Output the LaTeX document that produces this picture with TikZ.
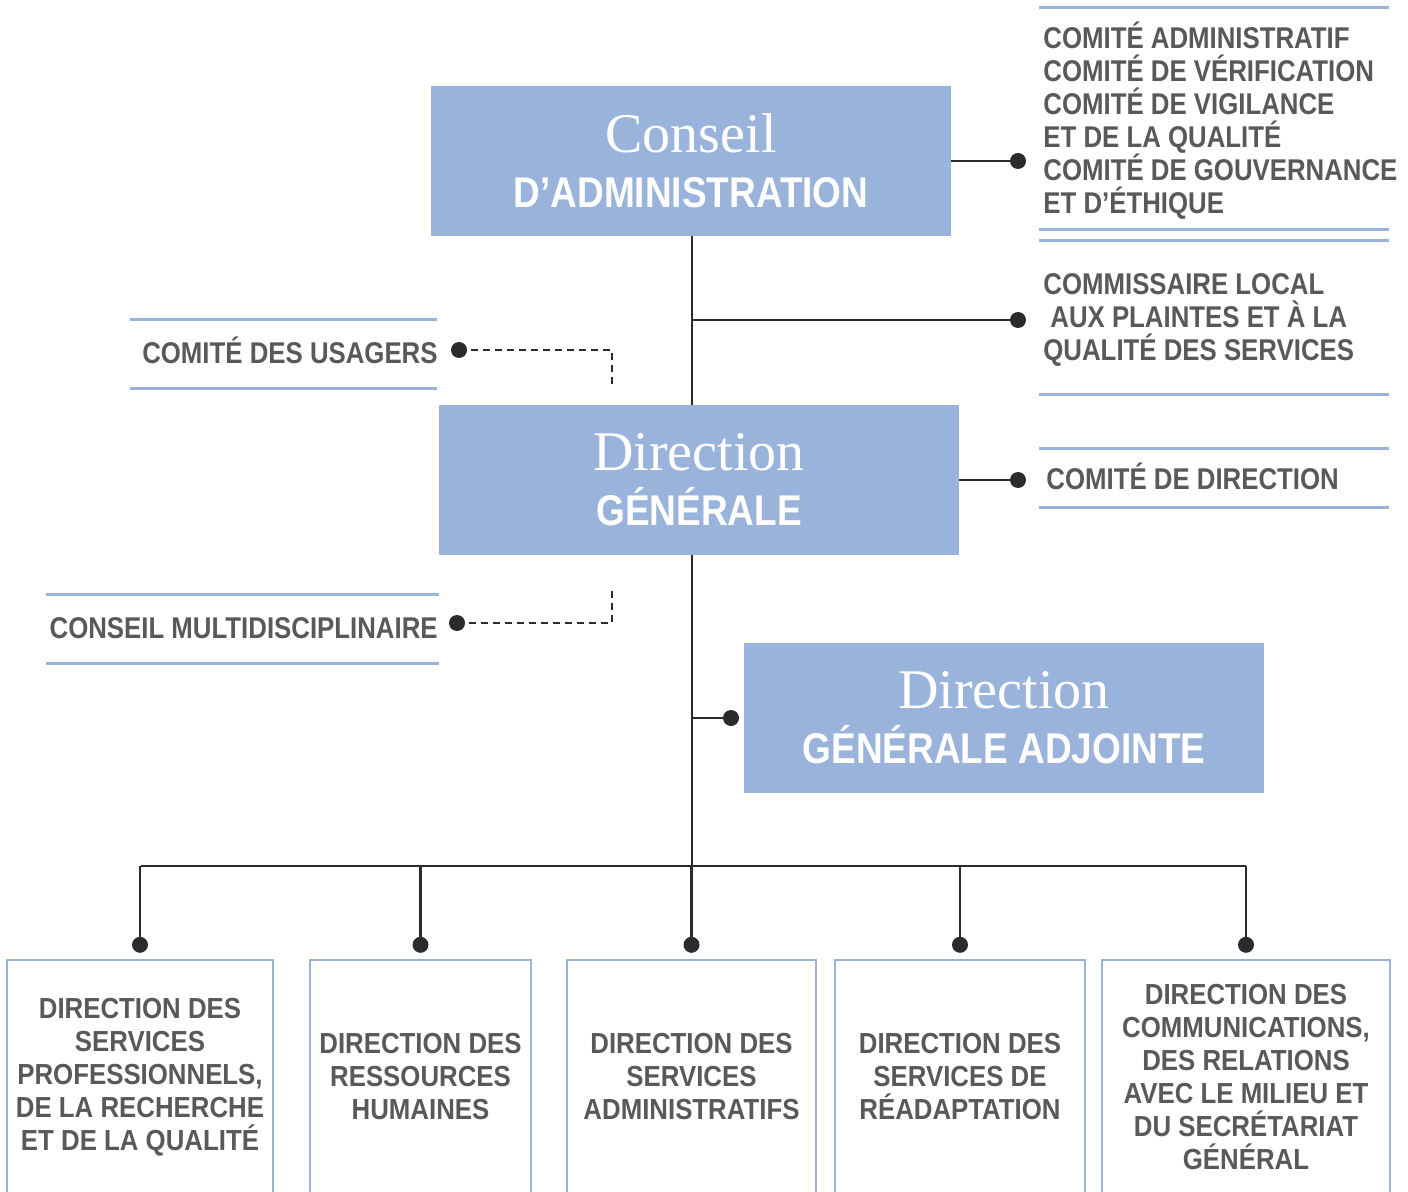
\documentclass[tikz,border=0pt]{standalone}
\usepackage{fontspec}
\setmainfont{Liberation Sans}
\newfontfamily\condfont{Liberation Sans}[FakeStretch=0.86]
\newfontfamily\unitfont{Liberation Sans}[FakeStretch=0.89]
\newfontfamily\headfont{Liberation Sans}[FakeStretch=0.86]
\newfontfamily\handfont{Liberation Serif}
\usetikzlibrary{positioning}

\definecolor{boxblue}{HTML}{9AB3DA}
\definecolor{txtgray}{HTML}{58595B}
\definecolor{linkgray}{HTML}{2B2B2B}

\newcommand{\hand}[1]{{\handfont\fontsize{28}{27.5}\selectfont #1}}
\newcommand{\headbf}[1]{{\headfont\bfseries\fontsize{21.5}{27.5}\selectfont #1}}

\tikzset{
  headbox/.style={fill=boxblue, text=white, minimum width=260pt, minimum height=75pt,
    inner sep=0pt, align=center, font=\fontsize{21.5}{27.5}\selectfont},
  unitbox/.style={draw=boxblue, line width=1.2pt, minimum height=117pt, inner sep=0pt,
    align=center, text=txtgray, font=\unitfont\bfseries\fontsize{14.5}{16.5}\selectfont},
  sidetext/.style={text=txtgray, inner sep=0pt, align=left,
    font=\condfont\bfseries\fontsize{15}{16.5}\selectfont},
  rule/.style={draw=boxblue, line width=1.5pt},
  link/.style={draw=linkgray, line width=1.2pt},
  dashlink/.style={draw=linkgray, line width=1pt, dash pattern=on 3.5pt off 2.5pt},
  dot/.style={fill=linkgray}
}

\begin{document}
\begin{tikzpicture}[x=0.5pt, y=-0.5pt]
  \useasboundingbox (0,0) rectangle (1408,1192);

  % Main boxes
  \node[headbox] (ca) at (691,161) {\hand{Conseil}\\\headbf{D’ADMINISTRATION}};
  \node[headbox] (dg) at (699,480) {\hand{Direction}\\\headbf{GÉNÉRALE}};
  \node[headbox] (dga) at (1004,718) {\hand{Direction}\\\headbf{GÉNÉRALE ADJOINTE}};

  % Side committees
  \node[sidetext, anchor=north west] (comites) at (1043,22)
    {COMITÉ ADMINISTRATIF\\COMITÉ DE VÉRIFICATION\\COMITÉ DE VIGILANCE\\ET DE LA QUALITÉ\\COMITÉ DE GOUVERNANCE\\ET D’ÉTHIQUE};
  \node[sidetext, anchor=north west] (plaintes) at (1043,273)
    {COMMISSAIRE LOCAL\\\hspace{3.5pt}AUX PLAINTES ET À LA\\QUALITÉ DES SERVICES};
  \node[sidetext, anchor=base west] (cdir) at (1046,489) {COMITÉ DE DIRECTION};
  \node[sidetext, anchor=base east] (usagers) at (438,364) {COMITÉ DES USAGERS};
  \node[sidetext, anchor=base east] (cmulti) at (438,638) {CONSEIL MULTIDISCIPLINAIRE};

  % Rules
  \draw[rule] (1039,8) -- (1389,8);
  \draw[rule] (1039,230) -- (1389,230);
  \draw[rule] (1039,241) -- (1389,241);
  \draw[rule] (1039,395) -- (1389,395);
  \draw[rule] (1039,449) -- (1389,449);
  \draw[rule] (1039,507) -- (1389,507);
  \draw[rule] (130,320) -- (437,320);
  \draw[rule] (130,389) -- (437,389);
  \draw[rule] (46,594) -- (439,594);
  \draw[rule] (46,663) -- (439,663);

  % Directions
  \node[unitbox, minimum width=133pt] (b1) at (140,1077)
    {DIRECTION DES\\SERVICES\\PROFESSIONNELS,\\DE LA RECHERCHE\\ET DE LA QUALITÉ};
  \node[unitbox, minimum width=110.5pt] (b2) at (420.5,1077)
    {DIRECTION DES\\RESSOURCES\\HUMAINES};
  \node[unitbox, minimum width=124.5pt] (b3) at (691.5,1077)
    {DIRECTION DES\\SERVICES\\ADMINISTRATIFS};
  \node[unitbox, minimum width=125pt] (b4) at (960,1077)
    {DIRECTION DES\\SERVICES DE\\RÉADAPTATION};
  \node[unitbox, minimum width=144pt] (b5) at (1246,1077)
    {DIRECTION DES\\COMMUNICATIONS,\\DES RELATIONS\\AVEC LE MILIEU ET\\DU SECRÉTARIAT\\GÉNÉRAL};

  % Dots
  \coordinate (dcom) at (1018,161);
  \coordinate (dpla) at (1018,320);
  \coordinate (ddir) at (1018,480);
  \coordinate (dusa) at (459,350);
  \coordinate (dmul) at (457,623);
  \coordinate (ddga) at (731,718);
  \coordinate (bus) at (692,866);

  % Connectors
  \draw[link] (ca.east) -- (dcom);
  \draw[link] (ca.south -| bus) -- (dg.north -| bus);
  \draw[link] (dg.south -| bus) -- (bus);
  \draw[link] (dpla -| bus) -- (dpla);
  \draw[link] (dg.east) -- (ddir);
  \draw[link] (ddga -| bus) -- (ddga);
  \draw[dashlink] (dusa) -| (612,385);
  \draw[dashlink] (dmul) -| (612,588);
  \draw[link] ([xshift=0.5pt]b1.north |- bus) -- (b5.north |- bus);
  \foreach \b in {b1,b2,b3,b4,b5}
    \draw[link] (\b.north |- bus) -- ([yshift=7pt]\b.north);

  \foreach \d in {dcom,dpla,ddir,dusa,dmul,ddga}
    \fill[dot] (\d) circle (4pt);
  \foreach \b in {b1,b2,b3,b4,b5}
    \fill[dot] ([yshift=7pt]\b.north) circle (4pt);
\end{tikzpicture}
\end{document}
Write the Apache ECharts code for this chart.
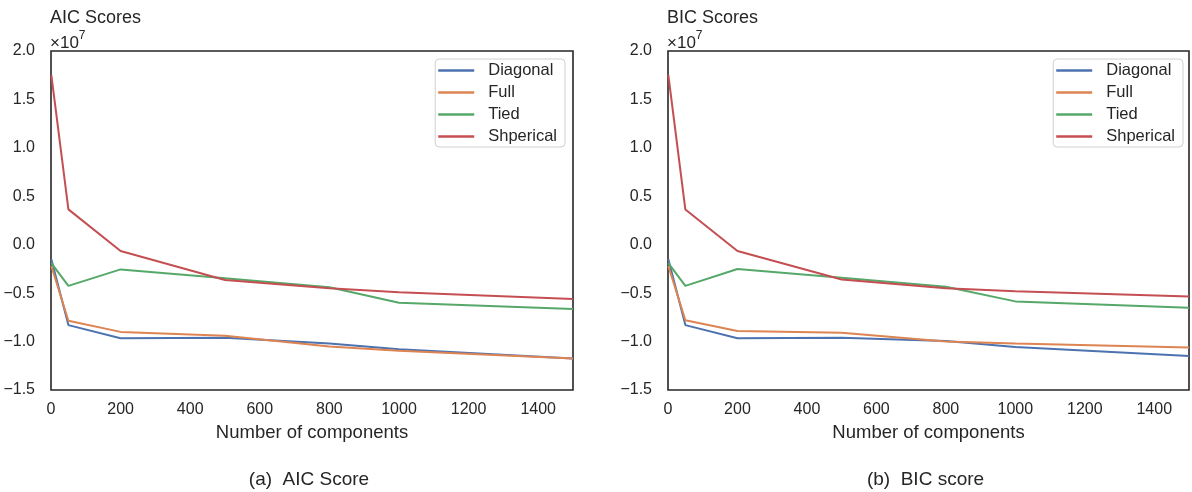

******

Retype all the records shown above, character for character. Omit every picture.

Output the LaTeX document that produces this picture with TikZ.
\documentclass[tikz,border=0pt]{standalone}
\usepackage{fontspec}
\setmainfont{Liberation Sans}
\newfontfamily\condfont{Liberation Sans}[FakeStretch=0.86]
\newfontfamily\unitfont{Liberation Sans}[FakeStretch=0.89]
\newfontfamily\headfont{Liberation Sans}[FakeStretch=0.86]
\newfontfamily\handfont{Liberation Serif}
\usetikzlibrary{positioning}

\definecolor{boxblue}{HTML}{9AB3DA}
\definecolor{txtgray}{HTML}{58595B}
\definecolor{linkgray}{HTML}{2B2B2B}

\newcommand{\hand}[1]{{\handfont\fontsize{28}{27.5}\selectfont #1}}
\newcommand{\headbf}[1]{{\headfont\bfseries\fontsize{21.5}{27.5}\selectfont #1}}

\tikzset{
  headbox/.style={fill=boxblue, text=white, minimum width=260pt, minimum height=75pt,
    inner sep=0pt, align=center, font=\fontsize{21.5}{27.5}\selectfont},
  unitbox/.style={draw=boxblue, line width=1.2pt, minimum height=117pt, inner sep=0pt,
    align=center, text=txtgray, font=\unitfont\bfseries\fontsize{14.5}{16.5}\selectfont},
  sidetext/.style={text=txtgray, inner sep=0pt, align=left,
    font=\condfont\bfseries\fontsize{15}{16.5}\selectfont},
  rule/.style={draw=boxblue, line width=1.5pt},
  link/.style={draw=linkgray, line width=1.2pt},
  dashlink/.style={draw=linkgray, line width=1pt, dash pattern=on 3.5pt off 2.5pt},
  dot/.style={fill=linkgray}
}

\begin{document}
\begin{tikzpicture}[x=0.5pt, y=-0.5pt]
  \useasboundingbox (0,0) rectangle (1408,1192);

  % Main boxes
  \node[headbox] (ca) at (691,161) {\hand{Conseil}\\\headbf{D’ADMINISTRATION}};
  \node[headbox] (dg) at (699,480) {\hand{Direction}\\\headbf{GÉNÉRALE}};
  \node[headbox] (dga) at (1004,718) {\hand{Direction}\\\headbf{GÉNÉRALE ADJOINTE}};

  % Side committees
  \node[sidetext, anchor=north west] (comites) at (1043,22)
    {COMITÉ ADMINISTRATIF\\COMITÉ DE VÉRIFICATION\\COMITÉ DE VIGILANCE\\ET DE LA QUALITÉ\\COMITÉ DE GOUVERNANCE\\ET D’ÉTHIQUE};
  \node[sidetext, anchor=north west] (plaintes) at (1043,273)
    {COMMISSAIRE LOCAL\\\hspace{3.5pt}AUX PLAINTES ET À LA\\QUALITÉ DES SERVICES};
  \node[sidetext, anchor=base west] (cdir) at (1046,489) {COMITÉ DE DIRECTION};
  \node[sidetext, anchor=base east] (usagers) at (438,364) {COMITÉ DES USAGERS};
  \node[sidetext, anchor=base east] (cmulti) at (438,638) {CONSEIL MULTIDISCIPLINAIRE};

  % Rules
  \draw[rule] (1039,8) -- (1389,8);
  \draw[rule] (1039,230) -- (1389,230);
  \draw[rule] (1039,241) -- (1389,241);
  \draw[rule] (1039,395) -- (1389,395);
  \draw[rule] (1039,449) -- (1389,449);
  \draw[rule] (1039,507) -- (1389,507);
  \draw[rule] (130,320) -- (437,320);
  \draw[rule] (130,389) -- (437,389);
  \draw[rule] (46,594) -- (439,594);
  \draw[rule] (46,663) -- (439,663);

  % Directions
  \node[unitbox, minimum width=133pt] (b1) at (140,1077)
    {DIRECTION DES\\SERVICES\\PROFESSIONNELS,\\DE LA RECHERCHE\\ET DE LA QUALITÉ};
  \node[unitbox, minimum width=110.5pt] (b2) at (420.5,1077)
    {DIRECTION DES\\RESSOURCES\\HUMAINES};
  \node[unitbox, minimum width=124.5pt] (b3) at (691.5,1077)
    {DIRECTION DES\\SERVICES\\ADMINISTRATIFS};
  \node[unitbox, minimum width=125pt] (b4) at (960,1077)
    {DIRECTION DES\\SERVICES DE\\RÉADAPTATION};
  \node[unitbox, minimum width=144pt] (b5) at (1246,1077)
    {DIRECTION DES\\COMMUNICATIONS,\\DES RELATIONS\\AVEC LE MILIEU ET\\DU SECRÉTARIAT\\GÉNÉRAL};

  % Dots
  \coordinate (dcom) at (1018,161);
  \coordinate (dpla) at (1018,320);
  \coordinate (ddir) at (1018,480);
  \coordinate (dusa) at (459,350);
  \coordinate (dmul) at (457,623);
  \coordinate (ddga) at (731,718);
  \coordinate (bus) at (692,866);

  % Connectors
  \draw[link] (ca.east) -- (dcom);
  \draw[link] (ca.south -| bus) -- (dg.north -| bus);
  \draw[link] (dg.south -| bus) -- (bus);
  \draw[link] (dpla -| bus) -- (dpla);
  \draw[link] (dg.east) -- (ddir);
  \draw[link] (ddga -| bus) -- (ddga);
  \draw[dashlink] (dusa) -| (612,385);
  \draw[dashlink] (dmul) -| (612,588);
  \draw[link] ([xshift=0.5pt]b1.north |- bus) -- (b5.north |- bus);
  \foreach \b in {b1,b2,b3,b4,b5}
    \draw[link] (\b.north |- bus) -- ([yshift=7pt]\b.north);

  \foreach \d in {dcom,dpla,ddir,dusa,dmul,ddga}
    \fill[dot] (\d) circle (4pt);
  \foreach \b in {b1,b2,b3,b4,b5}
    \fill[dot] ([yshift=7pt]\b.north) circle (4pt);
\end{tikzpicture}
\end{document}
Write the Apache ECharts code for this chart.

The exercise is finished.